Di tempat lain, misalnya di 'Masjid Pathok Negara' Ploso Kuning, Sleman Yogyakarta, pohon sawo kecik raksasa masih menjulang tinggi. Masjid yang dahulunya menjadi salah satu tempat mengaji Pangeran Diponegoro ketika menjadi santrai Kiai Mustofa yang mengasuh pondok tersebut. Pohon sawo itu masih bisa dilihat sampai sekarang (lihat foto di atas).
''Dunia orang Jawa kan penuh perlambang atau isyarat. Pohon sawo tampaknya digunakan sebagai 'perlambang' (isyarat) dari perintah untuk taat meluruskan shaf ketika hendak shalat: sawwu shufufakum (luruskan shafmu)' kata peneliti dunia pesantren di kawasan selatan Jawa, Ahmad Khoirul Fahmi. Sedangkan sawo kecik itu dmemberi pesan setelah meluruskan shaf (bersatu membentuk jaringan) jadilah orang yang 'becik' (baik).

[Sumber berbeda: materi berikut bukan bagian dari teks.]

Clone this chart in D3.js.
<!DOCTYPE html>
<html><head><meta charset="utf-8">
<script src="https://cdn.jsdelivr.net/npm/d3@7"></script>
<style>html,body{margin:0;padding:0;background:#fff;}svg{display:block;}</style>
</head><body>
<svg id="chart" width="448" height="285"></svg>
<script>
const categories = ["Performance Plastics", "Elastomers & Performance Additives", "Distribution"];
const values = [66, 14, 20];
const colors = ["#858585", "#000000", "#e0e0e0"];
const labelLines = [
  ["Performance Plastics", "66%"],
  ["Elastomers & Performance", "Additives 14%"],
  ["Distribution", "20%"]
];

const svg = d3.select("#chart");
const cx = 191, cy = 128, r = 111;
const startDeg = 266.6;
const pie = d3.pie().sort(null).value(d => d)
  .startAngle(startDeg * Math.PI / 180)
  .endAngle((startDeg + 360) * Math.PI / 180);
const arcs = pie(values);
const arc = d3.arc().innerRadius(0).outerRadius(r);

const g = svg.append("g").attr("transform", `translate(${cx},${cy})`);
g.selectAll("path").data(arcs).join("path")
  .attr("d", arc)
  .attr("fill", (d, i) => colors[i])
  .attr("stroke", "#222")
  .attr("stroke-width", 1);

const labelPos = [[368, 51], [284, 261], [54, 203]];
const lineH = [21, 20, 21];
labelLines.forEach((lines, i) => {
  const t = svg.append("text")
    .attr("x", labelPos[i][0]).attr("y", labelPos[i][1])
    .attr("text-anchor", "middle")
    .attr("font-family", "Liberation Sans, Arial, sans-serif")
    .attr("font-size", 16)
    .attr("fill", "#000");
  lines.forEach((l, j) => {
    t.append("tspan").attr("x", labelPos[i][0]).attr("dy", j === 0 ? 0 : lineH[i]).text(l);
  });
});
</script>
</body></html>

Fahmi menceritakan, sebagai seorang kiai ayahnya selalu menasihatkan, dengan mengutip kalimat tersebut terutama ketika anak-anak selalu ribut saat akan shalat berjamah."Kata Ayah saya, ingat di depan masjid kita ada pohon sawo. Jadi, segera laksanakan shalat ketika kamu dengar imam memberi perintah luruskan atau rapikan Shafmu."
Beberapa cicit Pangeran Diponegoro atau kiai yang berdarah bangsawan keraton Yogyakarta yang kemudian menjadi ulama berpengaruh di wilayah ini adalah KH Muhammad Ilyas dan KH Abdul Malik (di Sokaraja), KH Badawi di Kesugihan, KH Masurudi (di Baturaden Purwokerto).
Bila demikian, wajar bila banyak pesantren tua yang ada di berbagai pesantren tua banyak di tanam pohon jenis sawo biasa atau sawo kecik yang ternyata itu isyarat adanya jaringan ulama. Dan dulu para kiai kerapkali memang menyuruh santrinya menanam pohon ini ketika hendak menamatkan masa pendidikannya. Sawo kecik dipilih selain buahnya manis karena juga punya sinonim dalam bahasa Jawa: sarwo becik (serba baik).